Written near the end of Shakespeare's most phenomenally creative period, Antony and Cleopatra is perhaps the most ambitious of all Shakespeare's designs, in its unmatched geographical and historial sweep, its bold mingling of genres, and its extraordinary variety of style, mood, and effect. Yet the degree and nature of its success remain surprisingly contentious, and performances of the play have seldom matched the extravagant expectations of its
admirers. The wideranging introduction to this new edition considers the paradoxes of the play's reception from a number of angles. A full discussion of Shakespeare's sources (the most important of which is excerpted in a generous appendix) considers ways in which these may have influenced the
play's problematic design. A comprehensive stage history illustrates how the theatrical fortunes of Antony and Cleopatra continue to be affected by the inappropriate spectacular traditions of nineteenth-century staging, and by an enduring gender-inflected orientalism that has particularly distorted responses to the character of Cleopatra.

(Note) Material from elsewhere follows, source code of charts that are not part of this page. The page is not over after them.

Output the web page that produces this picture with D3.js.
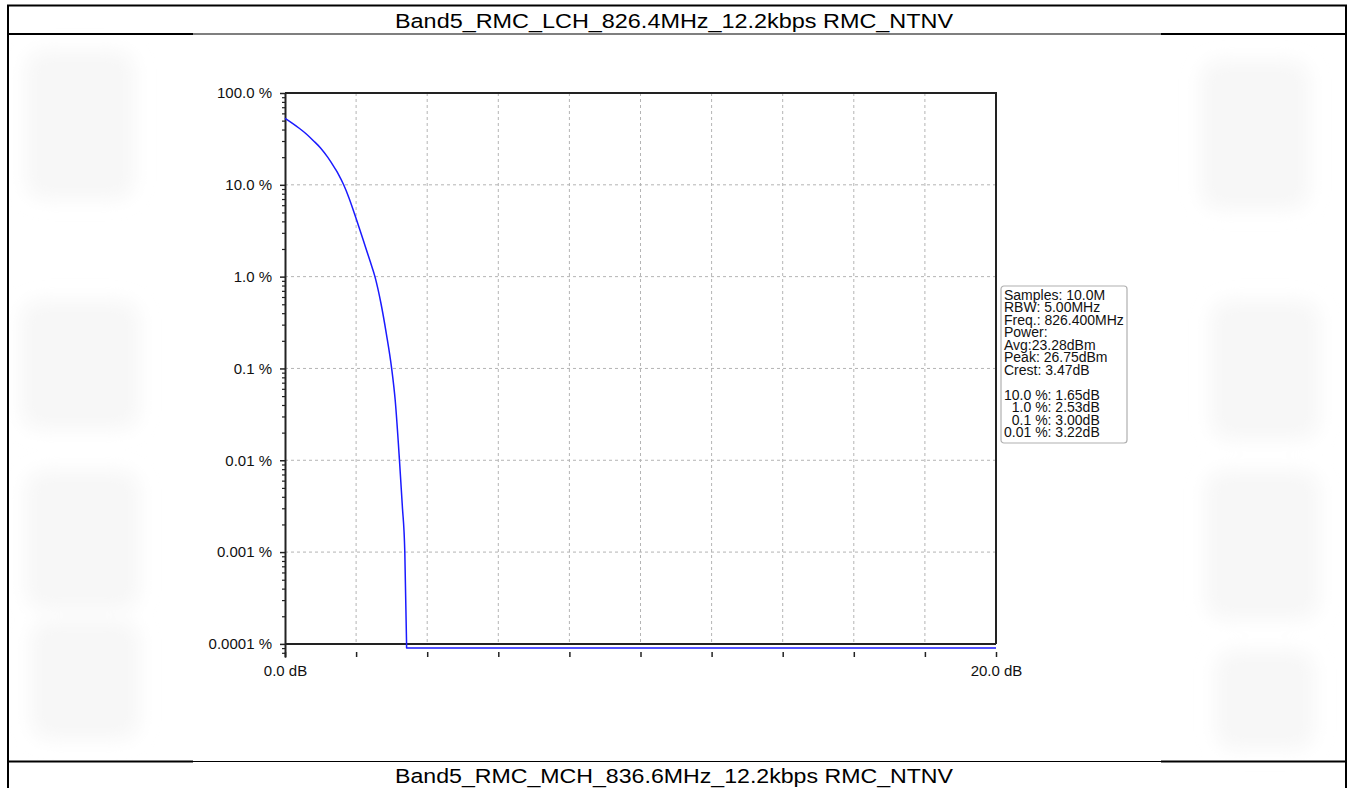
<!DOCTYPE html>
<html>
<head>
<meta charset="utf-8">
<script src="https://cdn.jsdelivr.net/npm/d3@7"></script>
<style>
  body { margin: 0; background: #fff; }
  svg { display: block; font-family: "Liberation Sans", Arial, sans-serif; }
  .grid line { stroke: #b4b4b4; stroke-dasharray: 3,3; stroke-width: 1; }
  .axis path, .axis line { stroke: #222; }
  .axis text { fill: #111; font-size: 15px; font-family: "Liberation Sans", Arial, sans-serif; }
</style>
</head>
<body>
<div id="chart"></div>
<script>
// CCDF data (dB above average vs probability %)
var dbValues  = [0, 0.2, 0.4, 0.6, 0.8, 1.0, 1.2, 1.4, 1.5, 1.65, 1.8, 2.0, 2.2, 2.4, 2.53, 2.7, 2.85, 3.0, 3.1, 3.22, 3.3, 3.37, 3.42];
var pctValues = [53, 47, 41.3, 35.8, 30.2, 25.2, 20, 15.2, 13.1, 10, 7.2, 4.3, 2.5, 1.45, 1.0, 0.51, 0.24, 0.1, 0.045, 0.01, 0.0032, 0.001, 0.0001];
// floor the trace sits on once nothing is left (just below 0.0001 %)
var floorDb  = [3.42, 3.42, 20];
var floorPct = [0.0001, 0.00009, 0.00009];

var yTickValues = [100, 10, 1, 0.1, 0.01, 0.001, 0.0001];
var yTickLabels = ["100.0 %", "10.0 %", "1.0 %", "0.1 %", "0.01 %", "0.001 %", "0.0001 %"];
var xTickValues = [0, 2, 4, 6, 8, 10, 12, 14, 16, 18, 20];
var xTickLabels = {0: "0.0 dB", 20: "20.0 dB"};

var infoLines = [
  "Samples: 10.0M",
  "RBW: 5.00MHz",
  "Freq.: 826.400MHz",
  "Power:",
  "Avg:23.28dBm",
  "Peak: 26.75dBm",
  "Crest: 3.47dB",
  "",
  "10.0 %: 1.65dB",
  "  1.0 %: 2.53dB",
  "  0.1 %: 3.00dB",
  "0.01 %: 3.22dB"
];

var titleTop = "Band5_RMC_LCH_826.4MHz_12.2kbps RMC_NTNV";
var titleBottom = "Band5_RMC_MCH_836.6MHz_12.2kbps RMC_NTNV";

var W = 1350, H = 788;
var svg = d3.select("#chart").append("svg").attr("width", W).attr("height", H);

// very faint watermark blobs around the embedded chart picture
var defs = svg.append("defs");
defs.append("filter").attr("id", "blur").append("feGaussianBlur").attr("stdDeviation", 9);
var wm = svg.append("g").attr("filter", "url(#blur)").attr("fill", "#f7f7f7");
[[25, 50, 110, 150], [20, 300, 120, 130], [25, 470, 115, 140], [30, 620, 110, 120],
 [1200, 60, 110, 150], [1210, 300, 110, 140], [1205, 470, 115, 150], [1215, 650, 100, 100]]
  .forEach(function(b) {
    wm.append("rect").attr("x", b[0]).attr("y", b[1]).attr("width", b[2]).attr("height", b[3]).attr("rx", 20);
  });

// table frame
var frame = svg.append("g").attr("stroke", "#000");
frame.append("line").attr("x1", 8).attr("x2", 8).attr("y1", 5).attr("y2", H).attr("stroke-width", 2);
frame.append("line").attr("x1", 1346).attr("x2", 1346).attr("y1", 5).attr("y2", H).attr("stroke-width", 2);
frame.append("line").attr("x1", 7).attr("x2", 1347).attr("y1", 5.5).attr("y2", 5.5).attr("stroke-width", 2);
[34, 761.5].forEach(function(yy) {
  frame.append("line").attr("x1", 8).attr("x2", 193).attr("y1", yy).attr("y2", yy).attr("stroke-width", 2);
  frame.append("line").attr("x1", 193).attr("x2", 1161).attr("y1", yy).attr("y2", yy).attr("stroke-width", 1.2);
  frame.append("line").attr("x1", 1161).attr("x2", 1346).attr("y1", yy).attr("y2", yy).attr("stroke-width", 2);
});

svg.append("text").attr("x", 674).attr("y", 28).attr("text-anchor", "middle")
  .attr("font-size", 20.5).attr("fill", "#000")
  .attr("textLength", 558).attr("lengthAdjust", "spacingAndGlyphs").text(titleTop);
svg.append("text").attr("x", 674).attr("y", 783).attr("text-anchor", "middle")
  .attr("font-size", 20.5).attr("fill", "#000")
  .attr("textLength", 558).attr("lengthAdjust", "spacingAndGlyphs").text(titleBottom);

// scales
var x = d3.scaleLinear().domain([0, 20]).range([285, 996]);
var y = d3.scaleLog().domain([7.2e-5, 100]).range([657, 93]);

// gridlines
var grid = svg.append("g").attr("class", "grid");
grid.selectAll(".vg").data(xTickValues.slice(1, -1)).enter().append("line")
  .attr("x1", function(d) { return x(d); }).attr("x2", function(d) { return x(d); })
  .attr("y1", y(100)).attr("y2", y(0.0001));
grid.selectAll(".hg").data(yTickValues.slice(1, -1)).enter().append("line")
  .attr("x1", x(0)).attr("x2", x(20))
  .attr("y1", function(d) { return y(d); }).attr("y2", function(d) { return y(d); });

// minor ticks on the log axis
var minor = [];
for (var e = -5; e < 2; e++) {
  for (var m = 2; m <= 9; m++) {
    var v = m * Math.pow(10, e);
    if (v >= 7.2e-5 && v <= 100) minor.push(+v.toPrecision(3));
  }
}
svg.append("g").attr("class", "axis").attr("transform", "translate(" + x(0) + ",0)")
  .call(d3.axisLeft(y).tickValues(minor).tickSize(3).tickSizeOuter(0).tickFormat(""))
  .selectAll("line").attr("stroke-width", 1.2);

// major y axis
var yAxis = svg.append("g").attr("class", "axis").attr("transform", "translate(" + x(0) + ",0)")
  .call(d3.axisLeft(y).tickValues(yTickValues).tickSize(5).tickSizeOuter(0).tickPadding(8)
    .tickFormat(function(d, i) { return yTickLabels[i]; }));
yAxis.select(".domain").attr("stroke-width", 2);
yAxis.selectAll("line").attr("stroke-width", 1.5);

// x axis, offset below the frame, labels only at both ends
var xAxis = svg.append("g").attr("class", "axis").attr("transform", "translate(0,652)")
  .call(d3.axisBottom(x).tickValues(xTickValues).tickSize(5).tickPadding(8)
    .tickFormat(function(d) { return xTickLabels[d] || ""; }));
xAxis.select(".domain").remove();
xAxis.selectAll("line").attr("stroke-width", 1.5);

// frame: top, right, and the 0.0001 % base line
var box = svg.append("g").attr("stroke", "#222").attr("stroke-width", 2).attr("fill", "none");
box.append("path").attr("d", "M" + x(0) + "," + y(100) + "H" + x(20) + "V" + y(0.0001));
box.append("line").attr("x1", x(0)).attr("x2", x(20)).attr("y1", y(0.0001)).attr("y2", y(0.0001));

// CCDF curve
var pts = dbValues.map(function(d, i) { return [d, pctValues[i]]; });
var floorPts = floorDb.map(function(d, i) { return [d, floorPct[i]]; });
var curve = d3.line()
  .x(function(d) { return x(d[0]); })
  .y(function(d) { return y(d[1]); })
  .curve(d3.curveMonotoneX);
var straight = d3.line()
  .x(function(d) { return x(d[0]); })
  .y(function(d) { return y(d[1]); });
svg.append("path").datum(pts)
  .attr("fill", "none").attr("stroke", "#1a1aff").attr("stroke-width", 1.5)
  .attr("stroke-linejoin", "round").attr("d", curve);
svg.append("path").datum(floorPts)
  .attr("fill", "none").attr("stroke", "#1a1aff").attr("stroke-width", 1.5)
  .attr("stroke-linejoin", "round").attr("d", straight);

// info box
var info = svg.append("g").attr("transform", "translate(1001,286)");
info.append("rect").attr("width", 126).attr("height", 157).attr("rx", 3)
  .attr("fill", "#fff").attr("stroke", "#b0b0b0").attr("stroke-width", 1.2);
info.selectAll("text").data(infoLines).enter().append("text")
  .attr("x", 3).attr("y", function(d, i) { return 13.5 + i * 12.5; })
  .attr("font-size", 14).attr("fill", "#111")
  .style("white-space", "pre")
  .text(function(d) { return d; });
</script>
</body>
</html>
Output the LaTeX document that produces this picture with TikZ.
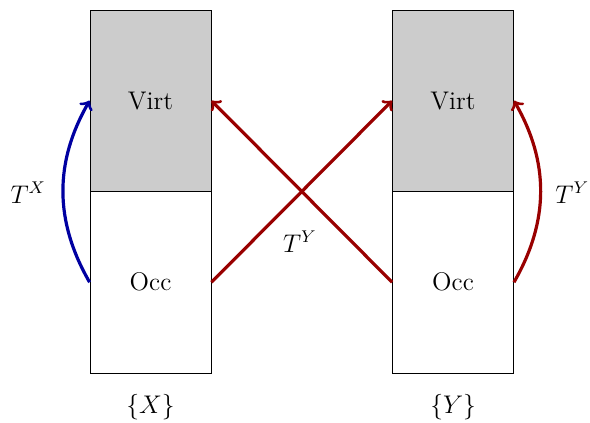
\documentclass[tikz,border=0pt]{standalone}
\usetikzlibrary{arrows}

\begin{document}
\begin{tikzpicture}[
    font=\large,
    part/.style={draw, thin, minimum width=2cm, minimum height=3cm, inner sep=0pt},
    virtpart/.style={part, fill=gray!40},
    exc/.style={->, line width=1.5pt},
  ]
  \useasboundingbox (-1.488, -0.826) rectangle (8.264, 6.165);

  % reference X: occupied below, virtual above
  \node[part] (occX) at (1, 1.5) {Occ};
  \node[virtpart] (virtX) at (1, 4.5) {Virt};
  \node (labX) at (1, -0.56) {$\{X\}$};

  % reference Y
  \node[part] (occY) at (6, 1.5) {Occ};
  \node[virtpart] (virtY) at (6, 4.5) {Virt};
  \node (labY) at (6, -0.56) {$\{Y\}$};

  % excitations within X
  \draw[exc, blue!63!black] (occX.west) to[bend left=30] (virtX.west);
  \node (tX) at (-1.02, 2.98) {$T^X$};

  % excitations within Y
  \draw[exc, red!60!black] (occY.east) to[bend right=30] (virtY.east);
  \node (tYr) at (7.97, 2.98) {$T^Y$};

  % crossing excitations
  \draw[exc, red!60!black] (occX.east) -- (virtY.west);
  \draw[exc, red!60!black] (occY.west) -- (virtX.east);
  \node (tYm) at (3.47, 2.17) {$T^Y$};
\end{tikzpicture}
\end{document}
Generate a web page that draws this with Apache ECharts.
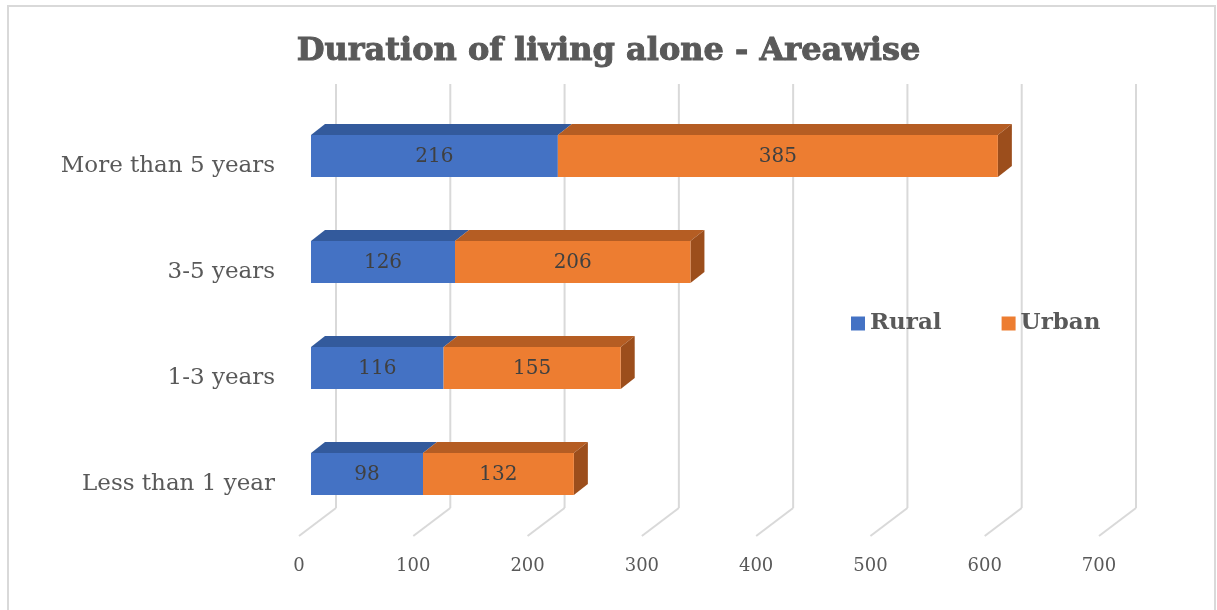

A substantial critical section examines how the technique of the play - its deliberate frustrations of expectation, its carefully
constructed tensions between rhetoric and action, and its daring exploitation of bathos and anti-climax - may have contributed to the sense of disappointment which colours so many accounts of performance. The editor argues that such effects are structural to the paradoxical vision of this tragedy and to its disturbed
preoccupation with the unstable boundaries of gender and identity. The text has been freshly edited in accordance with the principles of the series, and the extensive commentary is attentive to the theatrical dimensions of the play as well as to the rich complexity of its poetic language.